## Start Given material

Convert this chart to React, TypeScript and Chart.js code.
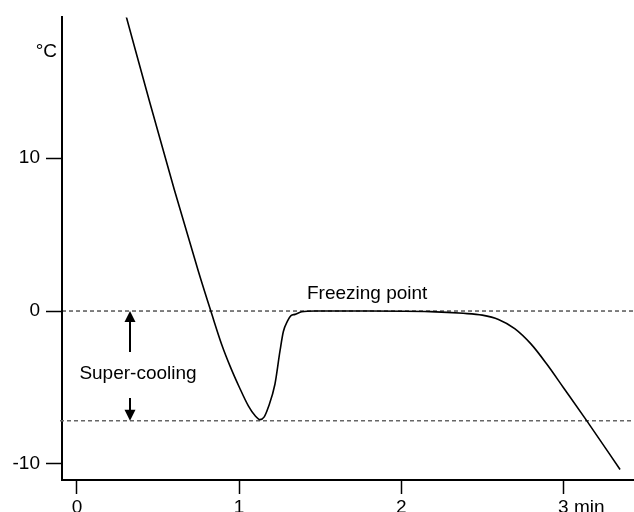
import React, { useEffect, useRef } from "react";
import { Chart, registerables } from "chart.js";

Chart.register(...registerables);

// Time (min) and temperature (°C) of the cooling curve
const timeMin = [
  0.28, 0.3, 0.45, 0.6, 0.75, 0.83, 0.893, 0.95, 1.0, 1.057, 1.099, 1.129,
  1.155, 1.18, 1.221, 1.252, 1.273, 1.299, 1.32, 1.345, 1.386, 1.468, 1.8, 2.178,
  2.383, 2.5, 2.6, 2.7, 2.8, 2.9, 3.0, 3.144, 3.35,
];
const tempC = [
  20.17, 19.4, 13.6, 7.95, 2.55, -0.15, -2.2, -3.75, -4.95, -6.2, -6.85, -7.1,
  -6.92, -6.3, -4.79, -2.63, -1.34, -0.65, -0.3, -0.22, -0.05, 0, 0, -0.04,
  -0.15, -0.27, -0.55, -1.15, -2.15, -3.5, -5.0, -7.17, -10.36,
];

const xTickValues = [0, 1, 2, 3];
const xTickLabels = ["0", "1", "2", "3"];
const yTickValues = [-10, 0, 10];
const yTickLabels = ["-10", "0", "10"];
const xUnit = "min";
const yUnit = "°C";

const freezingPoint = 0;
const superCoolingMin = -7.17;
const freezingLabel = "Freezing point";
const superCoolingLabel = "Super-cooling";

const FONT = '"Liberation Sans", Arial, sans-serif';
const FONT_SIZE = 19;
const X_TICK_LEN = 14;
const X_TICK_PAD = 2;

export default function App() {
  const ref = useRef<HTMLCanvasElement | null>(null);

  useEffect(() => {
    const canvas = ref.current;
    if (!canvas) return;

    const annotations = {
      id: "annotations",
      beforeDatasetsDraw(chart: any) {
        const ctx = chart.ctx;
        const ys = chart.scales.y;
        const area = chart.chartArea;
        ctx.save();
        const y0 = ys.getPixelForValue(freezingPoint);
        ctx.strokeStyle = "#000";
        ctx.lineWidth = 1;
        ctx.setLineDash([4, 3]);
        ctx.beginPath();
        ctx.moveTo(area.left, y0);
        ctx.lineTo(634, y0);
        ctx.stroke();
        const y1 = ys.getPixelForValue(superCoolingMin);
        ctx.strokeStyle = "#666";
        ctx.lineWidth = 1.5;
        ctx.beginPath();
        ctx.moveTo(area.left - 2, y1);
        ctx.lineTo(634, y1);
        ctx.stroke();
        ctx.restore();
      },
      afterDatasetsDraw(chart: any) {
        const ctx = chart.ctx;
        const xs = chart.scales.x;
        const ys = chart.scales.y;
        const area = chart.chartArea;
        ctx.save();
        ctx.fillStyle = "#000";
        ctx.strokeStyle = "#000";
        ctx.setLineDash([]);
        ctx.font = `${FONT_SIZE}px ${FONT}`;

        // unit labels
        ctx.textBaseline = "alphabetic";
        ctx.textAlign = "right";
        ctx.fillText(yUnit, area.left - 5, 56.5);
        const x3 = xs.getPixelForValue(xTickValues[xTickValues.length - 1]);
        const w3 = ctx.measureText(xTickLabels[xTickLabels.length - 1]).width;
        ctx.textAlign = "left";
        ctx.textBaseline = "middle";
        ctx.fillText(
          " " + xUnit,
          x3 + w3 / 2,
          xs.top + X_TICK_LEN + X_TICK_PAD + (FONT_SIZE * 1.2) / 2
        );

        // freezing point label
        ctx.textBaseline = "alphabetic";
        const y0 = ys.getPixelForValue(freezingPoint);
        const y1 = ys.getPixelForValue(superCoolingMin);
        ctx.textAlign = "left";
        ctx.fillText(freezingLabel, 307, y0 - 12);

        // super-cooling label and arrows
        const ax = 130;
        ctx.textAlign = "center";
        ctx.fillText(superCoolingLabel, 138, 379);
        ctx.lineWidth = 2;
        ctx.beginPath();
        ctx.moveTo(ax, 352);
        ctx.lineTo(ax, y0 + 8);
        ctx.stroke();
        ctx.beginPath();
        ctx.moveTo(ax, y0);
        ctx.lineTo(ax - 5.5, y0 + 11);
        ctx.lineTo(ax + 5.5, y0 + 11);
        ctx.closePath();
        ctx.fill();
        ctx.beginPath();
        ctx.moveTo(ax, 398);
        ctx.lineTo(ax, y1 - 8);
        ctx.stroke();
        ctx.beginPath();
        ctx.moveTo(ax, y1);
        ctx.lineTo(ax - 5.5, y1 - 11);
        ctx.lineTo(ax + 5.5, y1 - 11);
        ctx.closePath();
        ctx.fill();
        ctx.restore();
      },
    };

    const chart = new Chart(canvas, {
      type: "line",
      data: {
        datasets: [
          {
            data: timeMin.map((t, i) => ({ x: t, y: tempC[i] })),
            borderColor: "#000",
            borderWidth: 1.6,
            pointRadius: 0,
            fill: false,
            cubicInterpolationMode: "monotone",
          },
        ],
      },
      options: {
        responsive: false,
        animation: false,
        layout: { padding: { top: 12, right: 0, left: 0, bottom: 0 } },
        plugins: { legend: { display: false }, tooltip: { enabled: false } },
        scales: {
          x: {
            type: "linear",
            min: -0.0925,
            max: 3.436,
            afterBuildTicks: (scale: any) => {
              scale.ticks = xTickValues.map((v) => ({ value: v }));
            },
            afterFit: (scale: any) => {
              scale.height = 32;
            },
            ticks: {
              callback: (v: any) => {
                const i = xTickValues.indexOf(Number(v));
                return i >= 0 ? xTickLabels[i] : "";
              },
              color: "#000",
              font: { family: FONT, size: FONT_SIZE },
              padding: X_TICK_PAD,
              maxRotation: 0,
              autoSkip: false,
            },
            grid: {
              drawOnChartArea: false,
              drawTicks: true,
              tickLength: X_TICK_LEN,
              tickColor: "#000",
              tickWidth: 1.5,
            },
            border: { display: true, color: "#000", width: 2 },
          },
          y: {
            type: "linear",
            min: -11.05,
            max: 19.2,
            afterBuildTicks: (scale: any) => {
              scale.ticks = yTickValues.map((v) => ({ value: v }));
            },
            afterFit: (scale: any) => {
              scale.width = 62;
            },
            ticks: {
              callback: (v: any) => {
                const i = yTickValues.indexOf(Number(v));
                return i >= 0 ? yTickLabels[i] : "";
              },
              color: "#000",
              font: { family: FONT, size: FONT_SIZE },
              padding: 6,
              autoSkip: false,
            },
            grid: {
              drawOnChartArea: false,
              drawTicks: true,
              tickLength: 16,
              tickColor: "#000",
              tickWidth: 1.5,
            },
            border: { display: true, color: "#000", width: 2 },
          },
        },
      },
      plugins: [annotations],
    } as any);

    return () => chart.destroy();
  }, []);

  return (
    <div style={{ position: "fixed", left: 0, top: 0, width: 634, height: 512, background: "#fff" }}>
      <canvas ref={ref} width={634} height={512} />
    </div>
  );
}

## End Given material

§ **Exercise description**: Pictures stay out. Print the data exactly, from its first line through the line containing "Chart.register(...registerables);".

§ **Exercise result**:
Convert this chart to React, TypeScript and Chart.js code.
import React, { useEffect, useRef } from "react";
import { Chart, registerables } from "chart.js";

Chart.register(...registerables);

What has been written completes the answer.